April 15, 2025, 9:39 PM UTC

A federal judge in Texas shot down a request from two liberal cities and a physician group to defend a Biden administration abortion rule in a lawsuit should the Trump administration drop out of the case.

Doctors for America and the cities of Madison, Wis., and Columbus, Ohio, “fail to demonstrate a protectable interest and the inadequacy of current parties,” Judge Matthew Kacsmaryk wrote in his Tuesday order denying the motion to intervene.

DFA and the cities were trying to intervene in Carmen Purl’s US District Court for the Northern District of Texas lawsuit against the US Department of Health and Human Services over a 2024 rule applying Health Insurance Portability and Accountability Act of 1996 (HIPAA) privacy protections to abortion and other reproductive services’ records.

The HHS has “the same objective as the Proposed Intervenors: uphold the 2024 Rule,” wrote Kacsmaryk. Kacsmaryk also is presiding over a lawsuit over access to the abortion drug mifepristone that previously wound its way to the US Supreme Court.

And while the cities and Doctors for America “argue that the change in presidential administration raises the possibility that the 2024 Rule will no longer be adequately defended,” Kacsmaryk said, they “point to nothing conclusive enough” to warrant intervention.
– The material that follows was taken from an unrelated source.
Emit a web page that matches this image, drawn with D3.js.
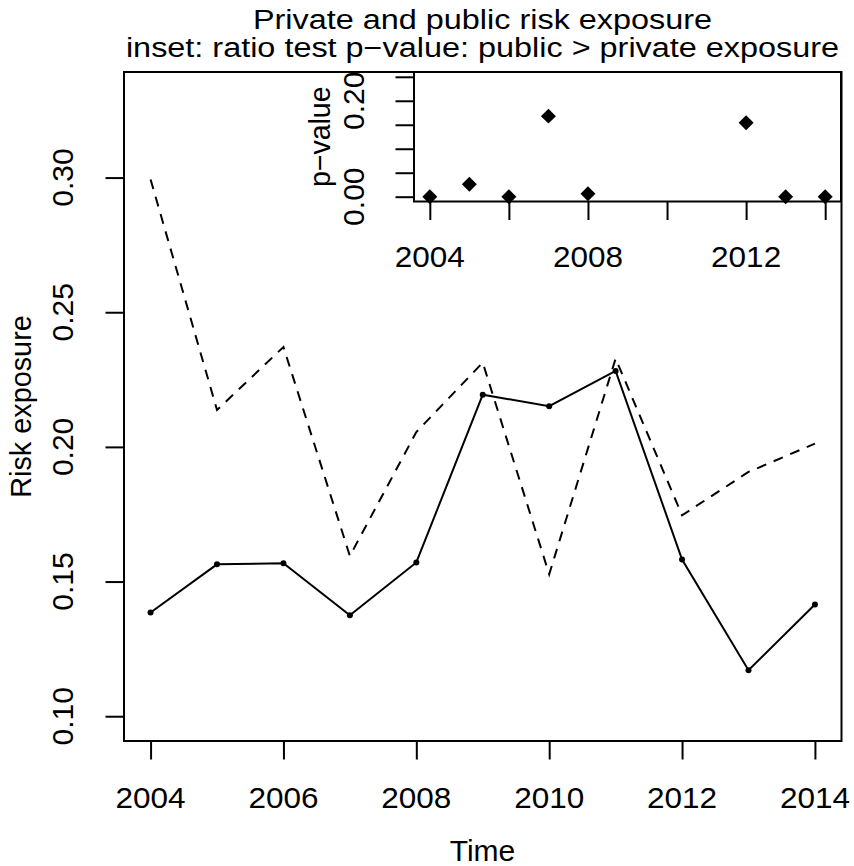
<!DOCTYPE html>
<html><head><meta charset="utf-8">
<script src="https://cdn.jsdelivr.net/npm/d3@7"></script>
<style>body{margin:0;background:#fff}svg{display:block}</style>
</head><body>
<svg id="c" width="854" height="866"></svg>
<script>
// ---------- data ----------
const years = [2004, 2005, 2006, 2007, 2008, 2009, 2010, 2011, 2012, 2013, 2014];
const privateExposure = [0.1385, 0.1564, 0.1568, 0.1375, 0.1571, 0.2194, 0.2151, 0.2282, 0.1582, 0.1171, 0.1415];
const publicExposure  = [0.2993, 0.2137, 0.2371, 0.1595, 0.2055, 0.2313, 0.1527, 0.2328, 0.1746, 0.1907, 0.2012];
const pValues = [0.000, 0.026, 0.000, 0.168, 0.006, null, null, null, 0.154, 0.000, 0.000];

const mainXTicks = [2004, 2006, 2008, 2010, 2012, 2014];
const mainYTicks = [0.10, 0.15, 0.20, 0.25, 0.30];
const insetXTicks = [2004, 2006, 2008, 2010, 2012, 2014];
const insetXLabels = [2004, 2008, 2012];
const insetYTicks = [0.00, 0.05, 0.10, 0.15, 0.20, 0.25];
const insetYLabels = [0.00, 0.20];

const titleLine1 = "Private and public risk exposure";
const titleLine2 = "inset: ratio test p\u2212value: public > private exposure";
const xTitle = "Time";
const yTitle = "Risk exposure";
const insetYTitle = "p\u2212value";

// ---------- setup ----------
const FONT = "'Liberation Sans', Arial, Helvetica, sans-serif";
const svg = d3.select("#c");
svg.append("rect").attr("width", 854).attr("height", 866).attr("fill", "#fff");

function label(g, txt, x, y, rot, fs, stretch) {
  const t = g.append("text")
    .attr("font-family", FONT).attr("font-size", fs).attr("fill", "#000")
    .attr("text-anchor", "middle")
    .attr("transform", `translate(${x},${y})` + (rot ? ` rotate(${rot})` : ""))
    .text(txt);
  if (stretch && stretch !== 1) {
    const len = t.node().getComputedTextLength();
    t.attr("textLength", len * stretch).attr("lengthAdjust", "spacingAndGlyphs");
  }
  return t;
}

// ---------- main plot ----------
const x = d3.scaleLinear().domain([2003.6, 2014.4]).range([124, 841.5]);
const y = d3.scaleLinear().domain([0.0908, 0.3392]).range([741, 72]);
const TICK = 18.5;
const TFS = 30;

const main = svg.append("g");
const xAx = main.append("g").attr("transform", "translate(0,741)")
  .call(d3.axisBottom(x).tickValues(mainXTicks).tickSize(TICK).tickSizeOuter(0).tickFormat(""));
const yAx = main.append("g").attr("transform", "translate(124,0)")
  .call(d3.axisLeft(y).tickValues(mainYTicks).tickSize(TICK).tickSizeOuter(0).tickFormat(""));
[xAx, yAx].forEach(a => {
  a.select(".domain").remove();
  a.selectAll("line").attr("stroke", "#000").attr("stroke-width", 2);
});
mainXTicks.forEach(v => label(main, d3.format("d")(v), x(v), 808, 0, TFS, 1.05));
mainYTicks.forEach(v => label(main, d3.format(".2f")(v), 73, y(v), -90, TFS, 1));

// lines
const lineGen = d3.line().x((d, i) => x(years[i])).y(d => y(d));
main.append("path").datum(publicExposure).attr("d", lineGen)
  .attr("fill", "none").attr("stroke", "#000").attr("stroke-width", 2)
  .attr("stroke-dasharray", "10,8");
main.append("path").datum(privateExposure).attr("d", lineGen)
  .attr("fill", "none").attr("stroke", "#000").attr("stroke-width", 2);
main.selectAll("circle.pt").data(privateExposure).enter().append("circle")
  .attr("class", "pt").attr("cx", (d, i) => x(years[i])).attr("cy", d => y(d))
  .attr("r", 3).attr("fill", "#000");

// box
main.append("rect").attr("x", x.range()[0]).attr("y", y.range()[1])
  .attr("width", x.range()[1] - x.range()[0]).attr("height", y.range()[0] - y.range()[1])
  .attr("fill", "none").attr("stroke", "#000").attr("stroke-width", 2);

// titles
label(svg, titleLine1, 482.5, 29, 0, 27, 1.2);
label(svg, titleLine2, 482.5, 57, 0, 27, 1.2);
label(svg, xTitle, 482.5, 861, 0, TFS, 1);
label(svg, yTitle, 31, (72 + 741) / 2, -90, TFS, 0.96);

// ---------- inset ----------
const ix = d3.scaleLinear().domain([2003.6, 2014.4]).range([414, 841]);
const iy = d3.scaleLinear().domain([-0.01, 0.26]).range([201.5, 72]);
const inset = svg.append("g");
inset.append("rect").attr("x", 414).attr("y", 72).attr("width", 427).attr("height", 129.5)
  .attr("fill", "#fff");
const ixAx = inset.append("g").attr("transform", `translate(0,${iy.range()[0]})`)
  .call(d3.axisBottom(ix).tickValues(insetXTicks).tickSize(TICK).tickSizeOuter(0).tickFormat(""));
const iyAx = inset.append("g").attr("transform", `translate(${ix.range()[0]},0)`)
  .call(d3.axisLeft(iy).tickValues(insetYTicks).tickSize(TICK).tickSizeOuter(0).tickFormat(""));
[ixAx, iyAx].forEach(a => {
  a.select(".domain").remove();
  a.selectAll("line").attr("stroke", "#000").attr("stroke-width", 2);
});
insetXLabels.forEach(v => label(inset, d3.format("d")(v), ix(v), 267, 0, TFS, 1.05));
insetYLabels.forEach(v => label(inset, d3.format(".2f")(v), 364, iy(v), -90, TFS, 1));
label(inset, insetYTitle, 330, (72 + 201.5) / 2, -90, TFS, 0.95);

const diamond = d3.symbol().type(d3.symbolSquare).size(112);
inset.selectAll("path.dm").data(pValues.map((p, i) => ({p, yr: years[i]})).filter(d => d.p !== null))
  .enter().append("path").attr("class", "dm")
  .attr("d", diamond)
  .attr("transform", d => `translate(${ix(d.yr)},${iy(d.p)}) rotate(45)`)
  .attr("fill", "#000");

inset.append("rect").attr("x", 414).attr("y", 72).attr("width", 427).attr("height", 129.5)
  .attr("fill", "none").attr("stroke", "#000").attr("stroke-width", 2);
</script>
</body></html>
The order comes as the physician group and the cities try to wade into other lawsuits brought by states against the HHS over the HIPAA abortion rule.

Purl had previously persuaded Kacsmaryk to block the HHS from enforcing the rule against her.

In Tuesday’s order, Kacsmaryk said the cities and DFA could appear as amici, noting that while they “cannot satisfy the intervention standards, they can provide arguments and insights that current parties may not.”

The case is Purl v. Dep’t of Health and Human Services, N.D. Tex., No. 2:24-cv-00228, 4/15/25.